Three years before he killed 49 people at a gay nightclub in Orlando, Omar Mateen was under investigation by the FBI for a 10-month period. The United States’ domestic intelligence and security service suspected that the gunman had ties to terrorism, but ultimately closed its investigation after following a standard checklist.
“Every day, in FBI offices around the country, agents leaf through classified counterterrorism documents on American citizens one last time,” a new report by The New York Times reads. “They reread informant reports and review surveillance logs. And then they close the case and walk away. It is a weighty decision, one that supervisors closely review. But with up to 10,000 FBI terrorism investigations open at any given time, there is little time for hand-wringing.”
In 2013, Mateen was working as a security guard at the St. Lucie County Courthouse in Fort Pierce, Florida. His coworkers claimed that “he had boasted of ties to the terrorist groups Hezbollah and Al Qaeda,” which resulted in a local sheriff’s request to have him removed from the job. The sheriff also alerted the FBI of the comments that Mateen, who was transferred to work at a residential golfing community, allegedly made.
Government officials doubted Mateen’s claims at the time, but opened a preliminary investigation as a precaution. The FBI dispatched an informant to secretly follow and monitor Mateen, who they later interviewed on two separate occasions, according to the newspaper’s June 14 report.
“I think the FBI has an incredibly hard job, because this guy seems like a lone wolf,” Caroline Fredrickson, the president of the American Constitution Society, told The New York Times. “He was an American citizen born in the United States. Law enforcement has been working its butt off to figure out what else could be done.”
After determining that Mateen did not appear to be a threat, the FBI closed the investigation after less than a year. The Times reported that the decision was approved by supervisors and that managers in Washington were notified.
FBI director James B. Comey told the news outlet that Mateen was subsequently removed from the watch list, which is a standard procedure. “We don’t keep people under investigation indefinitely,” he explained.

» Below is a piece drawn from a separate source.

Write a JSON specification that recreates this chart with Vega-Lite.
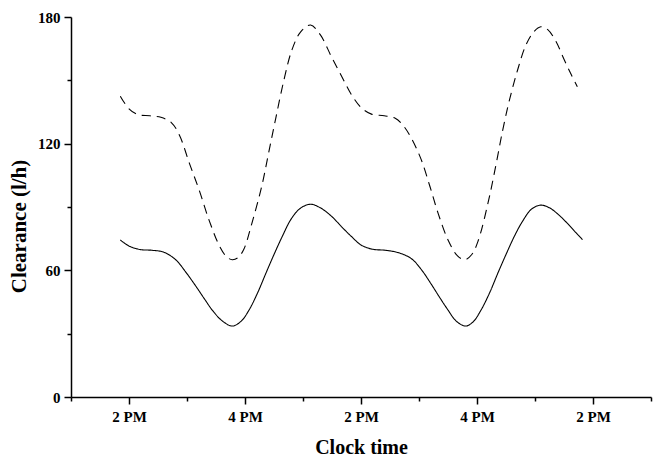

Last year, Congress ruled that the FBI cannot block people on terrorism watch lists from buying guns, so even if Mateen was still on the list, he would have been able to purchase a weapon. “Had he been on a watch list, however, agents would have been alerted to the gun sale,” the newspaper noted.
As previously reported, the Orlando gunman reportedly called 911 and pledged his allegiance to ISIS prior to the attack at Pulse nightclub on Sunday, June 12. ISIS later claimed responsibility, but it’s unclear whether they were in communication with Mateen.
FBI officials are now investigating Mateen’s wife, Noor Zahi Salman, after she revealed that she was with him when he purchased ammunition and once drove him to the Orlando nightclub to “scope out” the place prior to massacre. She also reportedly tried to talk him out of committing the crime, but didn’t report it to the police.
“There’s an indication that she was with him in certain parts of the process, and we’re sorting through it,” an anonymous FBI official told the Times. “We don’t know what’s true and what’s not.”